Perché la "dollarizzazione" di Milei non può fare a meno della Cina
di Michelangelo Cocco - Centro studi Cina contemporanea
Buongiorno da Shanghai.
Dopo la vittoria nel ballottaggio di domenica, Javier Milei si insedierà nella Casa Rosada il 10 dicembre, diventando ufficialmente presidente della Repubblica Argentina. L’ascesa al potere del populista ultra-liberista pone alla leadership di Pechino due sfide, una nel medio periodo, l’altra immediata. Per quanto riguarda la prima - in attesa del voto nel 2024 in Messico e Venezuela - c’è il timore che possa esaurirsi la “marea rosa”, il ciclo di governi di centrosinistra, fautori di una politica estera molto aperta alla cooperazione con la Cina. Sull’impatto che il nuovo governo di Buenos Aires avrà invece sul rapporto bilaterale Cina-Argentina, c’è grande incertezza, legata alla imprevedibilità del personaggio Milei, e alla quantità di variabili (economiche, politiche, geopolitiche) in gioco.
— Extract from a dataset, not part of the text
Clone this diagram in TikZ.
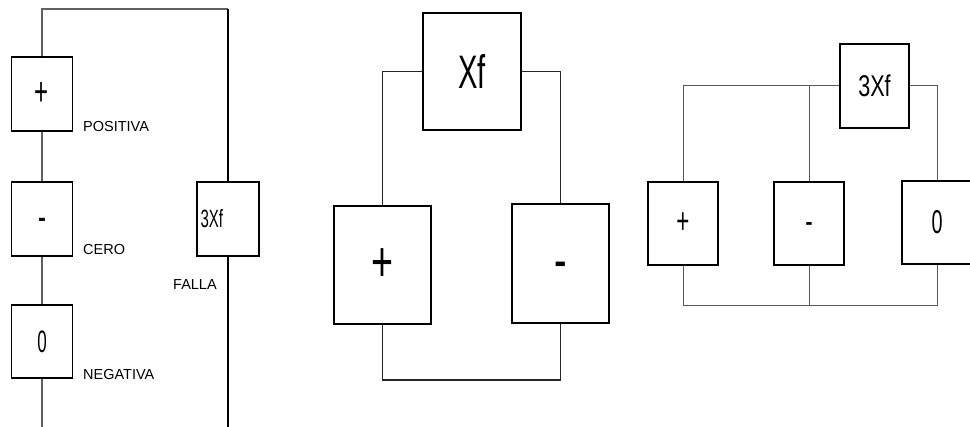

In campagna elettorale Milei ha promesso: «Non farò affari con paesi comunisti» e ha detto di voler tagliare le relazioni con la Cina in favore di quelle «con il mondo civilizzato», che il cinquantatreenne economista identifica soprattutto con gli Stati Uniti. A urne ancora calde, Diana Mondino, la sua consigliera in predicato di diventare ministra degli esteri, ha annunciato che l’Argentina rinuncerà a entrare nei Brics guidati da Cina e Russia, ai quali avrebbe dovuto aderire il 1° gennaio prossimo, dopo l’allargamento a sei novi paesi deliberato dal vertice di Johannesburg del 24 agosto scorso. Pechino ha minimizzato questa mossa, sottolineando che quella dei Brics (un forum informale) è «una famiglia aperta a chi voglia farne parte».
Per quanto riguarda invece la relazione bilaterale, la portavoce del ministero degli esteri, Mao Ning, ha dichiarato che «c’è un consenso ampiamente condiviso tra le persone di tutto lo spettro sociale di entrambi i paesi per far crescere ulteriormente le relazioni Cina-Argentina, che hanno portato benefici tangibili a entrambi i popoli».
La Cina è il secondo partner commerciale dell’Argentina (dopo il Brasile). Nel 2022, l’Argentina ha importato dalla Cina beni per 17,5 miliardi di dollari, e ne ha esportati per 7,9 miliardi di dollari. Per la Cina il paese sudamericano è un importante fornitore di materie prime alimentari, soprattutto semi di soia, sorgo, orzo e carne bovina, prodotti di uno dei settori più importanti dell’economia argentina.
Per quanto possa sembrare assurdo e, nonostante le implicazioni sulla sovranità argentina, Milei andrà avanti con il suo piano di dollarizzazione del paese, ovvero di (graduale) sostituzione del peso con il dollaro e la relativa abolizione della banca centrale: è per questo che ha ottenuto il mandato dagli elettori.
Cosa ne sarà del meccanismo di cambio tra la banca centrale argentina e quella cinese? Lo sviluppo più probabile è che Milei non possa rinunciarvi, perché la dollarizzazione non avverrà da un giorno all’altro. Dunque la linea di swap della banca centrale di Pechino potrebbe rimanere in vigore per un periodo transitorio.
Del resto, il mantenimento di buone relazioni con la Cina è stata la condicio sine qua non posta dall’ex presidente Mauricio Macri per garantire al ballottaggio il sostegno della sua destra moderata alla scalata al potere di Milei. Secondo il Consejo Nacional de Investigaciones Científicas y Técnicas (Conicet), dal 2008 l’Argentina ha ottenuto dalla Cina prestiti per 8,1 miliardi di dollari, arrivati soprattutto attraverso la China Development Bank e la Export-Import Bank of China.
Il 30 agosto scorso, la banca centrale di Pechino ha annunciato il “primo investimento diretto in Argentina in yuan”, nell’ambito della sua promozione come valuta alternativa al dollaro per il commercio internazionale. La scarsità di valuta estera pregiata e il crescente rischio d’insolvenza sul debito con i creditori internazionali hanno avvicinato l’Argentina (così come altri paesi latinoamericani) alla valuta cinese, che negli ultimi mesi ha ottenuto il via libera del governo Fernandez per essere utilizzata (in luogo del biglietto verde) nel commercio bilaterale, così come per finanziare una serie di progetti infrastrutturali.